Broken River Books, 2015

Plot Notes: Through 15 stories, we fish across the west and east: from Bakersfield, California, to the Columbia River Bar and far beyond. In the title story, a down-on-his-luck 40-something takes his disabled grandmother to his childhood fishing hole. We meet a wounded G.I. who finds more than just healing when a Vietnamese catfish farmer takes him in during the war. We watch as a bass fisherman’s wife unzips her human skin to reveal that she is in fact a human-sized bass. And we see, more than once, a really creepy fish-human hybrid that just needs your help.

Take Away: Early editions of Richard Brautigan’s seminally zany “Trout Fishing in America” came with this missive included on the back cover, attributed to The Viking Press: “Mr. Brautigan submitted a book to us in 1962 called TROUT FISHING IN AMERICA. I gather from the reports that it was not about trout fishing.” Well, Mr. Pierce’s new collection is about fishing, but be forewarned: These are not your dad’s fishing stories unless maybe your dad is Japanese fabulist Haruki Murakami. Pierce, who comes from the bizarro brand of fiction, knows his fishing, and certainly has no trouble wielding the weird in this collection. When it works best, and it often does, in stories like “Sway,” “Short of Lundy” and “The Incoming Tide,” the weird disarms characters and story structure, warping events into raw emotion. When the weird remains too situational, it tends to fall a little flat.

Recommended For: Psychedelic fishermen, mollusk hunters, fans of Ron Carlson and Richard Brautigan, brawlers, trawlers and lovers .

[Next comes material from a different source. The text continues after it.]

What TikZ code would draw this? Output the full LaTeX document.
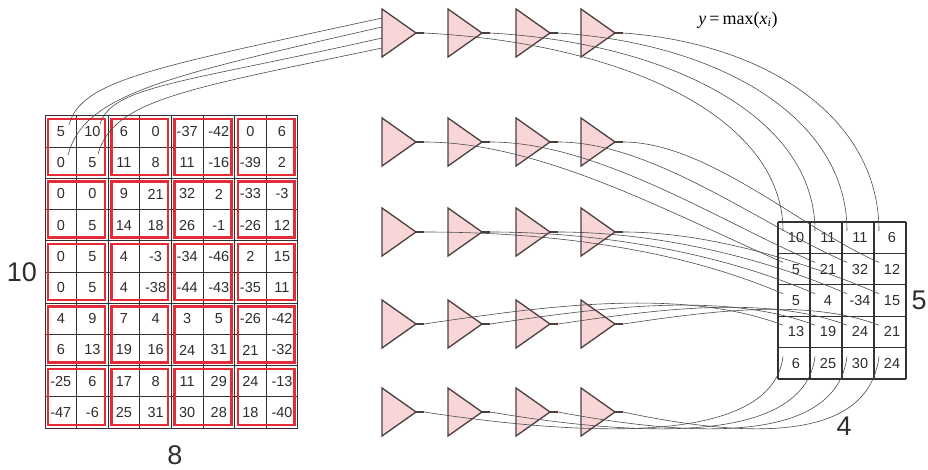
\documentclass[tikz,border=0pt]{standalone}
\usepackage{fontspec}
\setmainfont{Liberation Sans}
\newfontfamily\tms{Liberation Serif}
\definecolor{redb}{RGB}{226,44,56}
\definecolor{trifill}{RGB}{248,214,216}
\definecolor{tristroke}{RGB}{75,62,62}
\definecolor{wirec}{RGB}{75,75,75}
\definecolor{gridc}{RGB}{50,50,50}
\definecolor{txt}{RGB}{45,45,45}
\begin{document}
\begin{tikzpicture}[x=1pt,y=-1pt,
  num/.style={font=\fontsize{14.5}{14.5}\selectfont, text=txt, inner sep=0pt},
  big/.style={font=\fontsize{27}{27}\selectfont, text=txt, inner sep=0pt},
  gline/.style={draw=gridc, line width=1pt},
  rline/.style={draw=gridc, line width=1.2pt},
  redbox/.style={draw=redb, line width=2.5pt},
  tri/.style={fill=trifill, draw=tristroke, line width=1.3pt, line join=miter},
  stubline/.style={draw=tristroke, line width=1.3pt},
  wire/.style={draw=wirec, line width=0.6pt}]
\useasboundingbox (0,0) rectangle (928,470);

% ---------- left grid 10 x 8 ----------
\foreach \i in {0,...,8} \draw[gline] ({45+31.6*\i},116) -- ({45+31.6*\i},428);
\foreach \j in {0,...,10} \draw[gline] (45,{116+31.2*\j}) -- (297.8,{116+31.2*\j});
\foreach \br in {1,...,5} \foreach \bc in {1,...,4}
  \draw[redbox] ({45+63.2*(\bc-1)+3.2},{116+62.4*(\br-1)+3.2}) rectangle ({45+63.2*\bc-3.2},{116+62.4*\br-3.2});
\foreach \r/\vals in {1/{5,10,6,0,-37,-42,0,6},
                      2/{0,5,11,8,11,-16,-39,2},
                      3/{0,0,9,21,32,2,-33,-3},
                      4/{0,5,14,18,26,-1,-26,12},
                      5/{0,5,4,-3,-34,-46,2,15},
                      6/{0,5,4,-38,-44,-43,-35,11},
                      7/{4,9,7,4,3,5,-26,-42},
                      8/{6,13,19,16,24,31,21,-32},
                      9/{-25,6,17,8,11,29,24,-13},
                      10/{-47,-6,25,31,30,28,18,-40}}
  \foreach \v [count=\c] in \vals
    \node[num] (L-\r-\c) at ({45+31.6*(\c-0.5)},{116+31.2*(\r-0.5)}) {\v};

% ---------- right grid 5 x 4 ----------
\foreach \i in {0,...,4} \draw[rline] ({778+32*\i},222) -- ({778+32*\i},379);
\foreach \j in {0,...,5} \draw[rline] (778,{222+31.4*\j}) -- (906,{222+31.4*\j});
\foreach \r/\vals in {1/{10,11,11,6},2/{5,21,32,12},3/{5,4,-34,15},4/{13,19,24,21},5/{6,25,30,24}}
  \foreach \v [count=\c] in \vals {
    \node[num] (R-\r-\c) at ({778+32*(\c-0.5)+2},{222+31.4*(\r-0.5)}) {\v};
    \coordinate (E-\r-\c) at ({778+32*(\c-1)+5},{222+31.4*(\r-1)+9});
  }

% ---------- labels ----------
\node[big] (lab10) at (22,272) {10};
\node[big] (lab8) at (175,455) {8};
\node[big] (lab5) at (919,300) {5};
\node[big] (lab4) at (844,426) {4};
\node[text=black, inner sep=0pt] (formula) at (738,20)
  {\tms\fontsize{18}{18}\selectfont\itshape y\upshape\,=\,max(\itshape x\textsubscript{\itshape i}\upshape)};

% ---------- triangles ----------
\foreach \r/\yc in {1/33,2/142,3/232,4/324,5/412}
  \foreach \c/\L in {1/382,2/448,3/516,4/581} {
    \draw[tri] (\L,\yc-24) -- (\L+34,\yc) -- (\L,\yc+24) -- cycle;
    \draw[stubline] (\L+34,\yc) -- (\L+42,\yc);
    \coordinate (O-\r-\c) at (\L+42,\yc);
  }

% ---------- input wires into the first unit ----------
\coordinate (S-1) at (69,125);
\coordinate (S-2) at (100,124);
\coordinate (S-3) at (68,155);
\coordinate (S-4) at (98,154);
\coordinate (I-1) at (382,18);
\coordinate (I-2) at (382,27);
\coordinate (I-3) at (382,38);
\coordinate (I-4) at (382,48);
\draw[wire] (S-1) .. controls +(12,-45) and +(-230,50) .. (I-1);
\draw[wire] (S-3) .. controls +(16,-60) and +(-220,50) .. (I-2);
\draw[wire] (S-2) .. controls +(12,-38) and +(-200,45) .. (I-3);
\draw[wire] (S-4) .. controls +(16,-54) and +(-200,42) .. (I-4);

% ---------- output wires ----------
\foreach \c/\L in {1/382,2/448,3/516,4/581} {
  \pgfmathsetmacro\dx{783+32*(\c-1)-(\L+42)}
  \draw[wire] (O-1-\c) .. controls +({0.55*\dx},10) and +(0,-115) .. (E-1-\c);
  \draw[wire] (O-2-\c) .. controls +({0.33*\dx},0) and +({-0.3*\dx},{-0.13*\dx}) .. (E-2-\c);
  \draw[wire] (O-3-\c) .. controls +({0.33*\dx},0) and +({-0.3*\dx},{-0.13*\dx}) .. (E-3-\c);
  \draw[wire] (O-4-\c) .. controls +({0.31*\dx},{-0.045*\dx}) and +({-0.29*\dx},{-0.11*\dx}) .. (E-4-\c);
  \draw[wire] (O-5-\c) .. controls +({0.55*\dx},30) and +(-10,80) .. (E-5-\c);
}
\end{tikzpicture}
\end{document}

Bonus: Pierce, who lives with his wife in Astoria, is the author of 10 other works of fiction as well as the editor of three anthologies, including “In Heaven, Everything is Fine,” which features numerous cult fiction writers — including Thomas Ligotti, Kevin Sampsell and Blake Butler — riffing off the cinematic world of David Lynch. Worth the price of admission alone for Amelia Gray’s wonderful story, “These Are The Fables.”

Other books

“All the Light We Cannot See” by Anthony Doerr, Scribner, 2014

Recommended by: Maureen Dooley-Sroufe of Cannon Beach Book Company in Cannon Beach

Inventive and beautiful: This National Book Award-nominated World War II-set novel was a staff and customer favorite. “This was probably our favorite novel of the year,” Dooley-Sroufe said. Doerr, who often visits Cannon Beach in the summer, crafted a “gorgeously written” novel sure to hook any serious reader.

“Evolution of the Genus Iris: Poems” by Robert Michael Pyle, University of Washington Press, 2014

Recommended by: Brenda Osborn of Godfather’s Books and Espresso in Astoria

Local poetry: Pyle is a Yale-educated ecologist, poet and the author of 14 books, who has made his home in southwest Washington for a number of years. Part of what drew Osborn’s endorsement is Pyle’s ability to distill our local landscape through the specificity of his scientific background.

Recommend for: “Nature lovers,” Osborn said. “Or anyone with a deep appreciation of the Northwest.”